This is a recipe for driving up insulin and insulin is a storage hormone.

When dieting you dont want to drive up insulin.

You can lower that GI by adding peanutbutter to that Rice Cake and lower its GI.


----------



## Aftershock (Jan 28, 2004)

ChefX said:


> cellery
> 
> cucumbers
> 
> ...


mmm I love Pickles could eat a whole jar


----------



## Roid Devil (Apr 27, 2005)

Lauren said:


> Just needing some help here - on a new carb cycling diet and really feeling the hunger today.
> 
> Just wondered what would be a great snack to keep me from wandering to the fridge???
> 
> ...


Mars bar?
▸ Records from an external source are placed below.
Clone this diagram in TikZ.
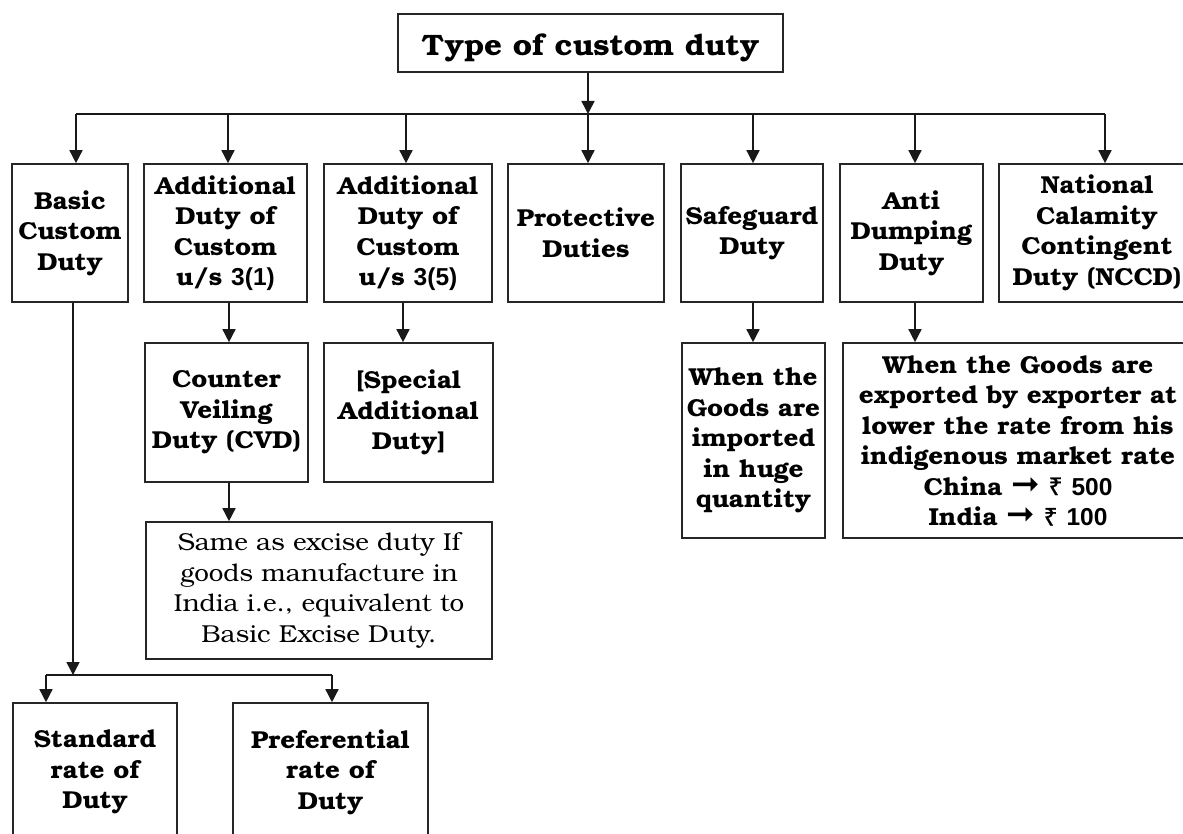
\documentclass[tikz,border=0pt]{standalone}
\usepackage{fontspec}
\setmainfont{TeX Gyre Bonum}[FakeStretch=1.06]
\newfontfamily\numfont{Liberation Sans}
\newfontfamily\rupfont{Noto Sans}[FakeBold=1.2]
\newfontfamily\arrfont{DejaVu Sans}
\newcommand{\bigarr}{{\arrfont\bfseries\fontsize{34}{30}\selectfont ➞}}
\usetikzlibrary{arrows.meta}
\begin{document}
\begin{tikzpicture}[x=1pt,y=-1pt,
  box/.style={draw=black!85, line width=1.6pt, align=center, inner sep=0pt,
    font=\bfseries\fontsize{24.5}{30.5}\selectfont},
  plainbox/.style={box, font=\fontsize{24.5}{30.5}\selectfont},
  conn/.style={draw=black!90, line width=1.5pt},
  arr/.style={conn, -{Triangle[length=13pt,width=13pt]}}]
\useasboundingbox (0,0) rectangle (1183,834);
\fill[white] (0,0) rectangle (1183,834);
\clip (0,0) rectangle (1183,834);

% title
\node[box, minimum width=385pt, minimum height=58pt, text depth=0pt,
  font=\bfseries\fontsize{29.5}{34}\selectfont] (top) at (590.5,43) {\raisebox{-2.5pt}{Type of custom duty}};

% row 1
\node[box, minimum width=116pt, minimum height=138pt] (b1) at (70,233) {Basic\\Custom\\Duty};
\node[box, minimum width=163pt, minimum height=138pt] (b2) at (225.5,233) {Additional\\Duty of\\Custom\\u/s {\numfont\bfseries 3(1)}};
\node[box, minimum width=168pt, minimum height=138pt] (b3) at (408,233) {Additional\\Duty of\\Custom\\u/s {\numfont\bfseries 3(5)}};
\node[box, minimum width=156pt, minimum height=138pt] (b4) at (586,233) {Protective\\Duties};
\node[box, minimum width=142pt, minimum height=138pt] (b5) at (752,233) {Safeguard\\Duty};
\node[box, minimum width=143pt, minimum height=138pt] (b6) at (911.5,233) {Anti\\Dumping\\Duty};
\node[box, minimum width=196pt, minimum height=138pt] (b7) at (1097,233) {National\\Calamity\\Contingent\\Duty (NCCD)};

% row 2
\node[box, minimum width=163pt, minimum height=139pt] (c1) at (226.5,412.5) {Counter\\Veiling\\Duty (CVD)};
\node[box, minimum width=169pt, minimum height=139pt] (c2) at (408.5,412.5) {[Special\\Additional\\Duty]};
\node[box, minimum width=143pt, minimum height=195pt] (c3) at (753.5,440.5) {When the\\Goods are\\imported\\in huge\\quantity};
\node[box, minimum width=350pt, minimum height=195pt] (c4) at (1018,440.5) {When the Goods are\\exported by exporter at\\lower the rate from his\\indigenous market rate\\China \bigarr\ {\rupfont ₹} {\numfont\bfseries 500}\\India \bigarr\ {\rupfont ₹} {\numfont\bfseries 100}};

% row 3
\node[plainbox, minimum width=346pt, minimum height=137pt] (d1) at (319,590.5) {Same as excise duty If\\goods manufacture in\\India i.e., equivalent to\\Basic Excise Duty.};

% row 4
\node[box, minimum width=164pt, minimum height=138pt] (e1) at (95,772) {Standard\\rate of\\Duty};
\node[box, minimum width=195pt, minimum height=138pt] (e2) at (330.5,772) {Preferential\\rate of\\Duty};

% junction coordinates
\coordinate (j0) at (588,114);
\coordinate (j1) at (76,114);
\coordinate (j2) at (228,114);
\coordinate (j3) at (406,114);
\coordinate (j4) at (588,114);
\coordinate (j5) at (753,114);
\coordinate (j6) at (915,114);
\coordinate (j7) at (1105,114);
\coordinate (k0) at (73,675);
\coordinate (k1) at (46,675);
\coordinate (k2) at (332,675);
\coordinate (s2) at (229,0);
\coordinate (s3) at (403,0);
\coordinate (s5) at (753,0);
\coordinate (s6) at (915,0);

% top connectors
\draw[arr] (top.south -| j0) -- (j0);
\draw[conn] (j1) -- (j7);
\foreach \j/\b in {j1/b1,j2/b2,j3/b3,j4/b4,j5/b5,j6/b6,j7/b7}
  \draw[arr] (\j) -- (\j |- \b.north);

% row 1 -> row 2
\draw[arr] (s2 |- b2.south) -- (s2 |- c1.north);
\draw[arr] (s3 |- b3.south) -- (s3 |- c2.north);
\draw[arr] (s5 |- b5.south) -- (s5 |- c3.north);
\draw[arr] (s6 |- b6.south) -- (s6 |- c4.north);

% CVD -> excise
\draw[arr] (s2 |- c1.south) -- (s2 |- d1.north);

% basic -> standard / preferential
\draw[arr] (k0 |- b1.south) -- (k0);
\draw[conn] (k1) -- (k2);
\draw[arr] (k1) -- (k1 |- e1.north);
\draw[arr] (k2) -- (k2 |- e2.north);
\end{tikzpicture}
\end{document}
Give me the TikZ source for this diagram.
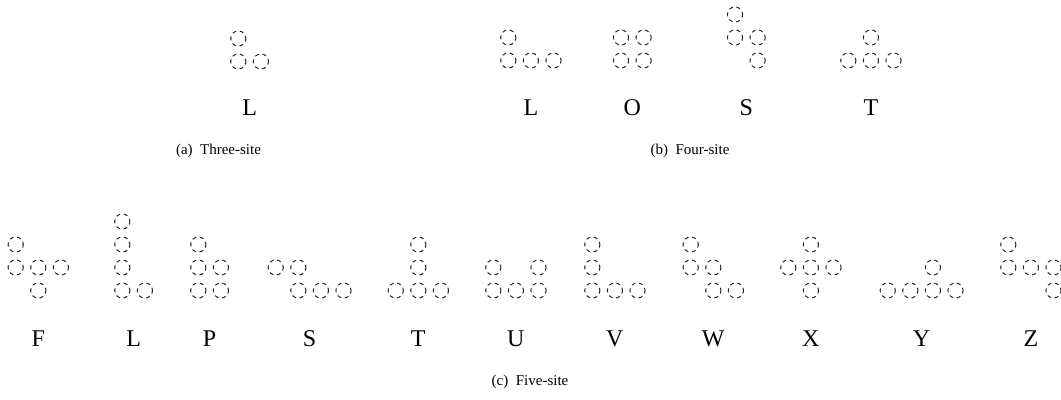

Galaxy? Belgian chocolate gateau...mmmmmm

Matt


----------



## Lauren (Jan 20, 2005)

Roid Devil said:


> Mars bar? Galaxy? Belgian chocolate gateau...mmmmmm
> 
> Matt


Mmmmm if only we could get lean from junk and choccie!!!!!!!!:rage:


----------



## winger (Jul 26, 2003)

Lauren said:


> Mmmmm if only we could get lean from junk and choccie!!!!!!!!:rage:


Everything in moderation. There is not really any bad food, just to much of any one food! But you know this already.


----------